**WHAT IS EXPECTED**
Your task is to repeat the lines below exactly, excluding any pictures they contain.

**SUPPLIED DATA**
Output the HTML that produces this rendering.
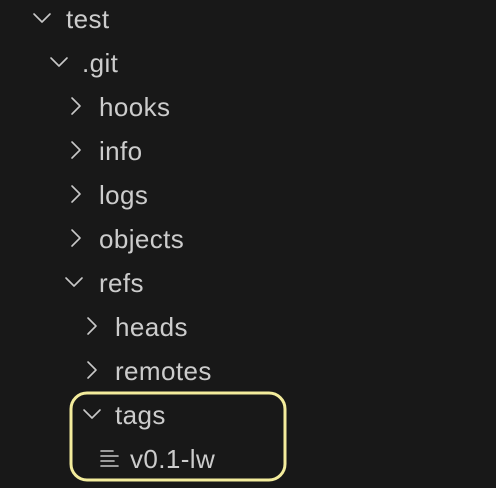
<!DOCTYPE html>
<html><head><meta charset="utf-8"><style>
html,body{margin:0;padding:0;background:#181818;}
#c{position:relative;width:496px;height:488px;overflow:hidden;background:#181818;font-family:"Liberation Sans",sans-serif;}
.t{position:absolute;color:#cccccc;font-size:26px;line-height:26px;letter-spacing:0.4px;white-space:nowrap}
svg{position:absolute;left:0;top:0}
</style></head><body><div id="c">
<svg width="496" height="488" fill="none" stroke="#c8c8c8" stroke-width="1.6" stroke-linecap="round" stroke-linejoin="round">
<polyline points="34,14 42,22 50,14"/>
<polyline points="51,58 59,66 67,58"/>
<polyline points="72,98 80,106 72,114"/>
<polyline points="72,142 80,150 72,158"/>
<polyline points="72,186 80,194 72,202"/>
<polyline points="72,230 80,238 72,246"/>
<polyline points="66,278 74,286 82,278"/>
<polyline points="88,318 96,326 88,334"/>
<polyline points="88,362 96,370 88,378"/>
<polyline points="84,410 92,418 100,410"/>
<line x1="101" y1="451" x2="113" y2="451"/>
<line x1="101" y1="456" x2="118" y2="456"/>
<line x1="101" y1="461" x2="114" y2="461"/>
<line x1="101" y1="466" x2="118" y2="466"/>
<rect x="71" y="393" width="214" height="87" rx="16" stroke="#f3ec9c" stroke-width="3"/>
</svg>
<div class="t" style="left:66px;top:6px">test</div>
<div class="t" style="left:82px;top:50px">.git</div>
<div class="t" style="left:99px;top:94px">hooks</div>
<div class="t" style="left:99px;top:138px">info</div>
<div class="t" style="left:99px;top:182px">logs</div>
<div class="t" style="left:99px;top:226px">objects</div>
<div class="t" style="left:99px;top:270px">refs</div>
<div class="t" style="left:115px;top:314px">heads</div>
<div class="t" style="left:115px;top:358px">remotes</div>
<div class="t" style="left:115px;top:402px">tags</div>
<div class="t" style="left:130px;top:446px">v0.1-lw</div>
</div></body></html>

**EXERCISE SOLUTION**
Output the HTML that produces this rendering.
<!DOCTYPE html>
<html><head><meta charset="utf-8"><style>
html,body{margin:0;padding:0;background:#181818;}
#c{position:relative;width:496px;height:488px;overflow:hidden;background:#181818;font-family:"Liberation Sans",sans-serif;}
.t{position:absolute;color:#cccccc;font-size:26px;line-height:26px;letter-spacing:0.4px;white-space:nowrap}
svg{position:absolute;left:0;top:0}
</style></head><body><div id="c">
<svg width="496" height="488" fill="none" stroke="#c8c8c8" stroke-width="1.6" stroke-linecap="round" stroke-linejoin="round">
<polyline points="34,14 42,22 50,14"/>
<polyline points="51,58 59,66 67,58"/>
<polyline points="72,98 80,106 72,114"/>
<polyline points="72,142 80,150 72,158"/>
<polyline points="72,186 80,194 72,202"/>
<polyline points="72,230 80,238 72,246"/>
<polyline points="66,278 74,286 82,278"/>
<polyline points="88,318 96,326 88,334"/>
<polyline points="88,362 96,370 88,378"/>
<polyline points="84,410 92,418 100,410"/>
<line x1="101" y1="451" x2="113" y2="451"/>
<line x1="101" y1="456" x2="118" y2="456"/>
<line x1="101" y1="461" x2="114" y2="461"/>
<line x1="101" y1="466" x2="118" y2="466"/>
<rect x="71" y="393" width="214" height="87" rx="16" stroke="#f3ec9c" stroke-width="3"/>
</svg>
<div class="t" style="left:66px;top:6px">test</div>
<div class="t" style="left:82px;top:50px">.git</div>
<div class="t" style="left:99px;top:94px">hooks</div>
<div class="t" style="left:99px;top:138px">info</div>
<div class="t" style="left:99px;top:182px">logs</div>
<div class="t" style="left:99px;top:226px">objects</div>
<div class="t" style="left:99px;top:270px">refs</div>
<div class="t" style="left:115px;top:314px">heads</div>
<div class="t" style="left:115px;top:358px">remotes</div>
<div class="t" style="left:115px;top:402px">tags</div>
<div class="t" style="left:130px;top:446px">v0.1-lw</div>
</div></body></html>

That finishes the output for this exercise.